◆ What is being asked ◆
Quote the listing in full, exactly as given, minus any pictures.

____________________

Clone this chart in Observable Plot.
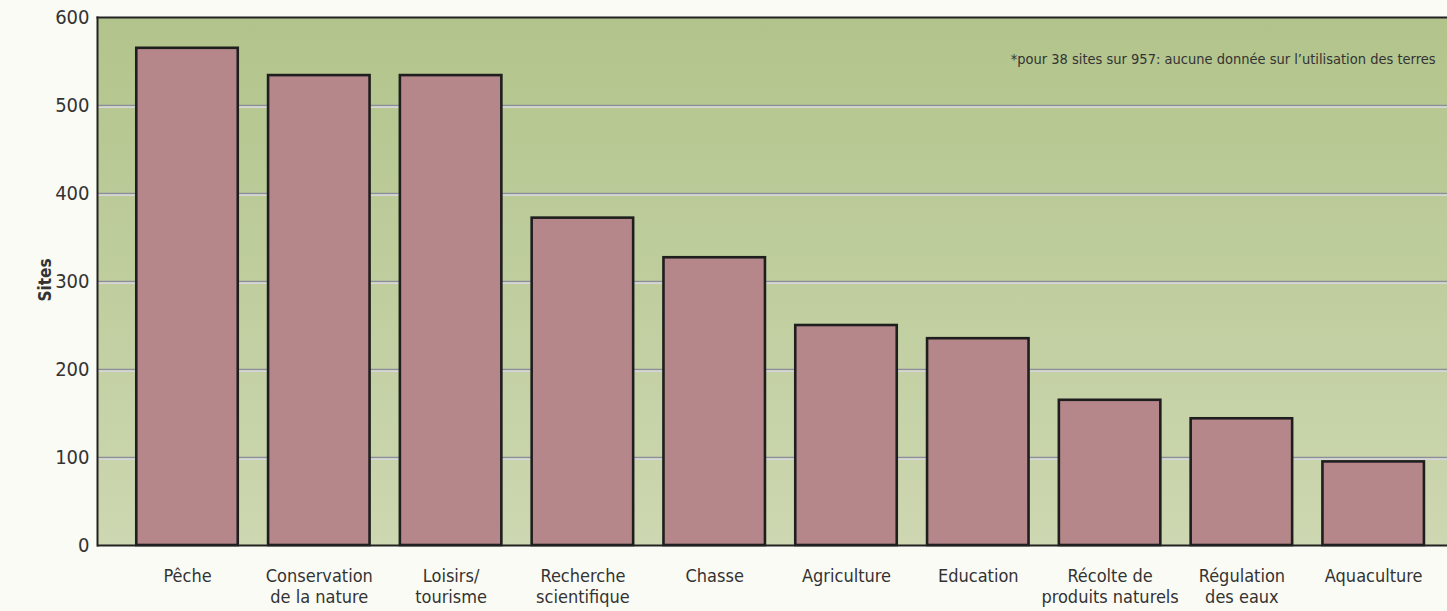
<!DOCTYPE html>
<html><head><meta charset="utf-8">
<script src="https://cdn.jsdelivr.net/npm/d3@7"></script>
<script src="https://cdn.jsdelivr.net/npm/@observablehq/plot@0.6"></script>
<style>
html,body{margin:0;padding:0;background:#fbfbf5;}
#chart{width:1447px;height:611px;}
</style></head><body><div id="chart"></div>
<script>
const categories = ["Pêche","Conservation\nde la nature","Loisirs/\ntourisme","Recherche\nscientifique","Chasse","Agriculture","Education","Récolte de\nproduits naturels","Régulation\ndes eaux","Aquaculture"];
const values = [565, 534, 534, 372, 327, 250, 235, 165, 144, 95];
const yTicks = [0, 100, 200, 300, 400, 500, 600];
const gridTicks = [100, 200, 300, 400, 500];
const note = "*pour 38 sites sur 957: aucune donnée sur l’utilisation des terres";

const data = categories.map((c, i) => ({cat: c, v: values[i]}));
const font = "'DejaVu Sans Condensed','Liberation Sans Narrow','Open Sans',sans-serif";

const chart = Plot.plot({
  width: 1447, height: 611,
  marginLeft: 97, marginRight: 0, marginTop: 17, marginBottom: 66,
  style: {fontFamily: font, fontSize: "18px", color: "#333", background: "transparent"},
  x: {domain: categories, paddingInner: 0.23, paddingOuter: 0.2365, align: 0.63, round: false, label: null},
  y: {domain: [0, 600], label: null},
  marks: [
    Plot.frame({fill: "url(#bgGrad)", stroke: null}),
    Plot.ruleY(gridTicks, {stroke: "#8b8f99", strokeWidth: 1.6}),
    Plot.ruleY(gridTicks, {stroke: "#d6d6d6", strokeWidth: 1.6, dy: 1.6}),
    Plot.barY(data, {x: "cat", y: "v", fill: "#b5878a", stroke: "#1e1e1e", strokeWidth: 2.6}),
    Plot.frame({anchor: "top", stroke: "#222", strokeWidth: 2}),
    Plot.frame({anchor: "left", stroke: "#222", strokeWidth: 2}),
    Plot.ruleY([0], {stroke: "#222", strokeWidth: 2}),
    Plot.axisY({ticks: yTicks, tickSize: 0, tickPadding: 8, fontSize: 20, fill: "#333", label: null}),
    Plot.axisX({tickSize: 0, tickPadding: 22, fontSize: 18, fill: "#333", lineHeight: 1.15, label: null}),
    Plot.text([note], {frameAnchor: "top-right", dx: -12, dy: 36, text: d => d, fontSize: 14.5, fill: "#333", textAnchor: "end"}),
    Plot.text(["Sites"], {frameAnchor: "left", dx: -52, dy: 20, rotate: -90, text: d => d, fontSize: 17, fontWeight: "bold", fill: "#333"})
  ]
});

const svg = d3.select(chart);
const defs = svg.insert("defs", ":first-child");
const g = defs.append("linearGradient").attr("id", "bgGrad").attr("x1", 0).attr("y1", 0).attr("x2", 0).attr("y2", 1);
g.append("stop").attr("offset", "0%").attr("stop-color", "#b2c48b");
g.append("stop").attr("offset", "100%").attr("stop-color", "#cdd7b1");
document.getElementById("chart").appendChild(chart);
</script></body></html>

____________________

◆ Solution below ◆
Clone this chart in Observable Plot.
<!DOCTYPE html>
<html><head><meta charset="utf-8">
<script src="https://cdn.jsdelivr.net/npm/d3@7"></script>
<script src="https://cdn.jsdelivr.net/npm/@observablehq/plot@0.6"></script>
<style>
html,body{margin:0;padding:0;background:#fbfbf5;}
#chart{width:1447px;height:611px;}
</style></head><body><div id="chart"></div>
<script>
const categories = ["Pêche","Conservation\nde la nature","Loisirs/\ntourisme","Recherche\nscientifique","Chasse","Agriculture","Education","Récolte de\nproduits naturels","Régulation\ndes eaux","Aquaculture"];
const values = [565, 534, 534, 372, 327, 250, 235, 165, 144, 95];
const yTicks = [0, 100, 200, 300, 400, 500, 600];
const gridTicks = [100, 200, 300, 400, 500];
const note = "*pour 38 sites sur 957: aucune donnée sur l’utilisation des terres";

const data = categories.map((c, i) => ({cat: c, v: values[i]}));
const font = "'DejaVu Sans Condensed','Liberation Sans Narrow','Open Sans',sans-serif";

const chart = Plot.plot({
  width: 1447, height: 611,
  marginLeft: 97, marginRight: 0, marginTop: 17, marginBottom: 66,
  style: {fontFamily: font, fontSize: "18px", color: "#333", background: "transparent"},
  x: {domain: categories, paddingInner: 0.23, paddingOuter: 0.2365, align: 0.63, round: false, label: null},
  y: {domain: [0, 600], label: null},
  marks: [
    Plot.frame({fill: "url(#bgGrad)", stroke: null}),
    Plot.ruleY(gridTicks, {stroke: "#8b8f99", strokeWidth: 1.6}),
    Plot.ruleY(gridTicks, {stroke: "#d6d6d6", strokeWidth: 1.6, dy: 1.6}),
    Plot.barY(data, {x: "cat", y: "v", fill: "#b5878a", stroke: "#1e1e1e", strokeWidth: 2.6}),
    Plot.frame({anchor: "top", stroke: "#222", strokeWidth: 2}),
    Plot.frame({anchor: "left", stroke: "#222", strokeWidth: 2}),
    Plot.ruleY([0], {stroke: "#222", strokeWidth: 2}),
    Plot.axisY({ticks: yTicks, tickSize: 0, tickPadding: 8, fontSize: 20, fill: "#333", label: null}),
    Plot.axisX({tickSize: 0, tickPadding: 22, fontSize: 18, fill: "#333", lineHeight: 1.15, label: null}),
    Plot.text([note], {frameAnchor: "top-right", dx: -12, dy: 36, text: d => d, fontSize: 14.5, fill: "#333", textAnchor: "end"}),
    Plot.text(["Sites"], {frameAnchor: "left", dx: -52, dy: 20, rotate: -90, text: d => d, fontSize: 17, fontWeight: "bold", fill: "#333"})
  ]
});

const svg = d3.select(chart);
const defs = svg.insert("defs", ":first-child");
const g = defs.append("linearGradient").attr("id", "bgGrad").attr("x1", 0).attr("y1", 0).attr("x2", 0).attr("y2", 1);
g.append("stop").attr("offset", "0%").attr("stop-color", "#b2c48b");
g.append("stop").attr("offset", "100%").attr("stop-color", "#cdd7b1");
document.getElementById("chart").appendChild(chart);
</script></body></html>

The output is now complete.